Dataset records ▸

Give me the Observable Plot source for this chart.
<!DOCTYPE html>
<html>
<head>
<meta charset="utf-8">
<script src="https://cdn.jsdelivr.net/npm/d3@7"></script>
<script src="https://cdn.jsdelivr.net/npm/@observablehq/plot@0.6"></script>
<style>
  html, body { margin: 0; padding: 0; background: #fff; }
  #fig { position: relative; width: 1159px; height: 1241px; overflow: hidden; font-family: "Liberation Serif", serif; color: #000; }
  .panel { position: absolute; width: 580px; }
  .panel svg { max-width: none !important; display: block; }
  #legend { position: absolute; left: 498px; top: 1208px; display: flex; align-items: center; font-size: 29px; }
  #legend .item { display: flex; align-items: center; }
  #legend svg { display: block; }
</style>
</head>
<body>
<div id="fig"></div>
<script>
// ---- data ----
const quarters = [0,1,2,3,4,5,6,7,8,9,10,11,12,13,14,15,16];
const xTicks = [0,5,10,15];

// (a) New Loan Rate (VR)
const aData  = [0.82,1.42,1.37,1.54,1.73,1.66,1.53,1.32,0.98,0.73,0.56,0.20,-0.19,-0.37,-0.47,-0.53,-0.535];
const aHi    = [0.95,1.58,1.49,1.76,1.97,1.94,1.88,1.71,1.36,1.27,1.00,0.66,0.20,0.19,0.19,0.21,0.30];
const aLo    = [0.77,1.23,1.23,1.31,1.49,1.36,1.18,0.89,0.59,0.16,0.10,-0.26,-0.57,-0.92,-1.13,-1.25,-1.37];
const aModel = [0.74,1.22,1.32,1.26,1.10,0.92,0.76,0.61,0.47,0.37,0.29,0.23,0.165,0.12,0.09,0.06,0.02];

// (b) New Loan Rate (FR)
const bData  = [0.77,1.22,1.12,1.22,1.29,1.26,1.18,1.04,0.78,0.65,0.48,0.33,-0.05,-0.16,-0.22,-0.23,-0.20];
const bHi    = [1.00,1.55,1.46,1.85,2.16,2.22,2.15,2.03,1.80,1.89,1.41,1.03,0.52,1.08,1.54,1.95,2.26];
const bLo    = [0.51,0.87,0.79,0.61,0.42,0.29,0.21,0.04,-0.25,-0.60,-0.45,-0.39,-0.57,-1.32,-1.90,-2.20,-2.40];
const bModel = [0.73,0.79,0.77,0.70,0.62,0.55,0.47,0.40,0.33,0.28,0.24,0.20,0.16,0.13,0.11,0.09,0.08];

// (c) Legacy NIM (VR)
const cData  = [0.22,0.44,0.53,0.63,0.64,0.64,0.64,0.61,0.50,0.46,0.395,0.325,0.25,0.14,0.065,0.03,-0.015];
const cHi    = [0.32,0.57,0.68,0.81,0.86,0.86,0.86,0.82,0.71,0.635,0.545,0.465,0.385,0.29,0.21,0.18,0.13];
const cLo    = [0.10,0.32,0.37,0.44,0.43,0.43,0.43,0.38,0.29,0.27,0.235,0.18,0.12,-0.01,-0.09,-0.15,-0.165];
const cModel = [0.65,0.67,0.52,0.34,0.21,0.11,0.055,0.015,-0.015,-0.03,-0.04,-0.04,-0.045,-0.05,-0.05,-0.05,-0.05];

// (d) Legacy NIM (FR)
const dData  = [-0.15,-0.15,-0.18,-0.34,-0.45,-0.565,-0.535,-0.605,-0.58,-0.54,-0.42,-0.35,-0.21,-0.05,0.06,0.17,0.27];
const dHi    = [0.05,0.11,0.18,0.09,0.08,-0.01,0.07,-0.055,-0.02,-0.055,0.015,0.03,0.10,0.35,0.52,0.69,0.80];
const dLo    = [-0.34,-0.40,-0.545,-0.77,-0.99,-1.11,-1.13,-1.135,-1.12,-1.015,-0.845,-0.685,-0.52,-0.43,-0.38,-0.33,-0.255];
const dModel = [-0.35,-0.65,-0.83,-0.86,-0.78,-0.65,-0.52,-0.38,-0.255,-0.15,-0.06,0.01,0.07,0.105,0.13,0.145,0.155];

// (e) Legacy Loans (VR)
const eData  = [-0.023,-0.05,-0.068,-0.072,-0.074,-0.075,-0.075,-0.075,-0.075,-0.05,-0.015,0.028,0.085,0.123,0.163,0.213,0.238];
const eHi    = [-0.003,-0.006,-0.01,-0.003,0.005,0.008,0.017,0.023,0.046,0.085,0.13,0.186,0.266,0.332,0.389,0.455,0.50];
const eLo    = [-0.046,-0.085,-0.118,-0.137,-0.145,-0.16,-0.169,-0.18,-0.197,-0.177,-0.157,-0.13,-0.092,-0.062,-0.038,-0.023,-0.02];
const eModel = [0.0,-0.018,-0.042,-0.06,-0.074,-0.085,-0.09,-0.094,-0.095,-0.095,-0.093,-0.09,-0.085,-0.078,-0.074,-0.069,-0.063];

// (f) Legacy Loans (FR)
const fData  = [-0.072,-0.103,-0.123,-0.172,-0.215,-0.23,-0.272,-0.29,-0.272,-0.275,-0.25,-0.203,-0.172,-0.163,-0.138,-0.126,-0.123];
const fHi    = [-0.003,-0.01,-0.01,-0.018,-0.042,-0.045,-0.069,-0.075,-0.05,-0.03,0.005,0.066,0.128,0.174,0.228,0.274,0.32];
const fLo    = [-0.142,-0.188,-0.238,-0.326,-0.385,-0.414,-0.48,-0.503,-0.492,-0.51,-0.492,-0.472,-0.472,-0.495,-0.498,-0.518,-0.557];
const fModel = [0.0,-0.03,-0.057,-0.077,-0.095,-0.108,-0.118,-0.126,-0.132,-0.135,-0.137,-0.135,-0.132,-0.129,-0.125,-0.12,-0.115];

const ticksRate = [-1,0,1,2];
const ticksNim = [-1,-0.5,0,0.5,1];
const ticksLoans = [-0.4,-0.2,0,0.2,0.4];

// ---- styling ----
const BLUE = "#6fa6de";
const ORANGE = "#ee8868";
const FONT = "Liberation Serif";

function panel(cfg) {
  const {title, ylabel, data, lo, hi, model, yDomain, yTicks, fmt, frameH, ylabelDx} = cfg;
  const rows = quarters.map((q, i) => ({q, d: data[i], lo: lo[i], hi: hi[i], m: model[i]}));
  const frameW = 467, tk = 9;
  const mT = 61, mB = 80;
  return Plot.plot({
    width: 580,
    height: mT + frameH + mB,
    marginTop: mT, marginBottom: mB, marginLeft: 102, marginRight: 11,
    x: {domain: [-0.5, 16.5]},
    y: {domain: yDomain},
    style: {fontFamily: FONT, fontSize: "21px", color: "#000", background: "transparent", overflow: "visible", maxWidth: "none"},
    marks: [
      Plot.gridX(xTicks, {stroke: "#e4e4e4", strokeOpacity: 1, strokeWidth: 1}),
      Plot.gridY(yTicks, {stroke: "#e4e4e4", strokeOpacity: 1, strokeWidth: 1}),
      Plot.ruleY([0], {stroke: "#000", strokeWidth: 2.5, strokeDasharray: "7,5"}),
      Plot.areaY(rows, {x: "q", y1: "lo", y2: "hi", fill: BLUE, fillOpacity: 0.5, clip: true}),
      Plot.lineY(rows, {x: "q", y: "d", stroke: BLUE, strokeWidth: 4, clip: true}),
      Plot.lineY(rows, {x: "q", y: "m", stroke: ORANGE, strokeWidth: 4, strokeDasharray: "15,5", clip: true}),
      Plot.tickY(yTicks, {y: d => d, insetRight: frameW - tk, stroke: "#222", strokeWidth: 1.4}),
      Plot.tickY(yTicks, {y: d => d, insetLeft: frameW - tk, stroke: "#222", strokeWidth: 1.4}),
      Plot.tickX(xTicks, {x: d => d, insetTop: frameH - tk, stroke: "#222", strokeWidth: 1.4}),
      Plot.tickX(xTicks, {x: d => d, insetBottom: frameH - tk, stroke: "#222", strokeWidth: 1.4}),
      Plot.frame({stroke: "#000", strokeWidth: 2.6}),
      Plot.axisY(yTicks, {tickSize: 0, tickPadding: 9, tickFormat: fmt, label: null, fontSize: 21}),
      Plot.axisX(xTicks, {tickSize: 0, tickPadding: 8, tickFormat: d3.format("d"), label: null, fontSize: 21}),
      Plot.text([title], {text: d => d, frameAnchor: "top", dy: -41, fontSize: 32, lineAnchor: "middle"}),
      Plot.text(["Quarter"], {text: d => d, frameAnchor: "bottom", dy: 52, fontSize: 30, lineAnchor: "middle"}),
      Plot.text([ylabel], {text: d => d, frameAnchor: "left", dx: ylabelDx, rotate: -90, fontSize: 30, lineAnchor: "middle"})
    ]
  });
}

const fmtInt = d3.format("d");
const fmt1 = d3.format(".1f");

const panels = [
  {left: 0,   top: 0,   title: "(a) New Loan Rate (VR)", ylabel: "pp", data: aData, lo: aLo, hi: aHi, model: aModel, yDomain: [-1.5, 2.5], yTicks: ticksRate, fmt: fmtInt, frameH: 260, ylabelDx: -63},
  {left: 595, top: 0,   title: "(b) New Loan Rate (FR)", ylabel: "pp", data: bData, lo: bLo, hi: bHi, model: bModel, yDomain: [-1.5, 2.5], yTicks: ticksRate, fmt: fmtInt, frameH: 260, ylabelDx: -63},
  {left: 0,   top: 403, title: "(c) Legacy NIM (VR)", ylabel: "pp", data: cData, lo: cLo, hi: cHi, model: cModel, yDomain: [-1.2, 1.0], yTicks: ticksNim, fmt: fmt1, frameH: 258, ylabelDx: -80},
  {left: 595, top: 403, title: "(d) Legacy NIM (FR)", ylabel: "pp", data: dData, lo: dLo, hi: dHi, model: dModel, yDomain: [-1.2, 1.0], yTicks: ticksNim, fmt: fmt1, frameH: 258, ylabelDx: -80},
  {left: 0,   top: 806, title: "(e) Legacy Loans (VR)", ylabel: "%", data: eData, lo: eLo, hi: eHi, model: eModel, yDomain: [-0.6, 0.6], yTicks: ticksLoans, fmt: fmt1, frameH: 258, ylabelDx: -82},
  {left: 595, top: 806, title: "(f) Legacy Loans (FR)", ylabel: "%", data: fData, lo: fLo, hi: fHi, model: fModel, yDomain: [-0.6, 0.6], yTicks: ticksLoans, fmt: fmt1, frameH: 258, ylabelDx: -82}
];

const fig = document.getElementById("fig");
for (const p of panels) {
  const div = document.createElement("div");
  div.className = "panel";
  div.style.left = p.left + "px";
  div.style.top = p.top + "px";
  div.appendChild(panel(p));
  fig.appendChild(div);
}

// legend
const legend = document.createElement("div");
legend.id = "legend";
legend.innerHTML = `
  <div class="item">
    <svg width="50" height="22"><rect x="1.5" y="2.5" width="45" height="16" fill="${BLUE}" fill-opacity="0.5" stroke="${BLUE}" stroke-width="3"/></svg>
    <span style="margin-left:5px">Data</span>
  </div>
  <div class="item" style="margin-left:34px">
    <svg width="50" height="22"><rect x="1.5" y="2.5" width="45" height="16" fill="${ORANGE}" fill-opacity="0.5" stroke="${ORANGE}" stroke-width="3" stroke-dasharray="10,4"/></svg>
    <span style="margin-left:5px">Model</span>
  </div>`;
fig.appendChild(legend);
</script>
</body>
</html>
--
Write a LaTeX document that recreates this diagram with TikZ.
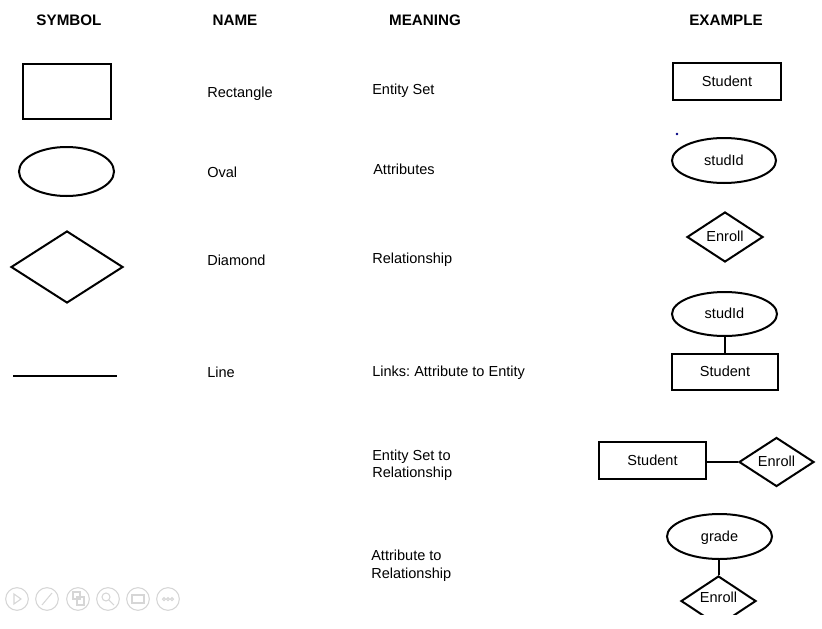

What you need to do ▸
Take the listing above and repeat exactly the lines from the one containing "Give me the" through the one containing "const xTicks = [0,5,10,15];", both included.

Answer to this task ▸
Give me the Observable Plot source for this chart.
<!DOCTYPE html>
<html>
<head>
<meta charset="utf-8">
<script src="https://cdn.jsdelivr.net/npm/d3@7"></script>
<script src="https://cdn.jsdelivr.net/npm/@observablehq/plot@0.6"></script>
<style>
  html, body { margin: 0; padding: 0; background: #fff; }
  #fig { position: relative; width: 1159px; height: 1241px; overflow: hidden; font-family: "Liberation Serif", serif; color: #000; }
  .panel { position: absolute; width: 580px; }
  .panel svg { max-width: none !important; display: block; }
  #legend { position: absolute; left: 498px; top: 1208px; display: flex; align-items: center; font-size: 29px; }
  #legend .item { display: flex; align-items: center; }
  #legend svg { display: block; }
</style>
</head>
<body>
<div id="fig"></div>
<script>
// ---- data ----
const quarters = [0,1,2,3,4,5,6,7,8,9,10,11,12,13,14,15,16];
const xTicks = [0,5,10,15];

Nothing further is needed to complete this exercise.